At the 42nd international balloon festival in Château-d’Oex, Hans Peter Beck (University of Bern and Fribourg) ascended on January 25th 2020 with some of his students up to 4000m in a hot-air balloon, commemorating the historic flight of Albert Gockel from 1909 (with modern equipment using CAEN Cosmic Hunter), measuring cosmic rays.

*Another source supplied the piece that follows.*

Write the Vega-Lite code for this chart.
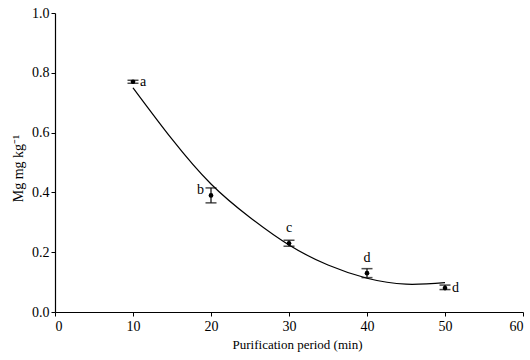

From CERN COURIER March/April 2020 [K]: “ATLAS experimentalist Hans Peter Beck of the University of Bern, and a visiting professor at the University of Fribourg, along with two students from the University of Fribourg, reenacted Gockel’s and Hess’s pioneering flights using 21st-century technology: a muon telescope called the Cosmic Hunter, newly developed by instrumentation firm CAEN. The educational device, which counts coincidences in two scintillating-fibre tiles of 15 × 15 cm2 separated by 15 cm, verified that the flux of cosmic rays increases as a function of altitude. Within two hours of landing, including a one-hour drive back to the starting point, Beck was able to present the data plots during a public talk attended by more than 250 people. A second flight up to 6000 m is planned, with oxygen supplies for passengers, when weather conditions permit.”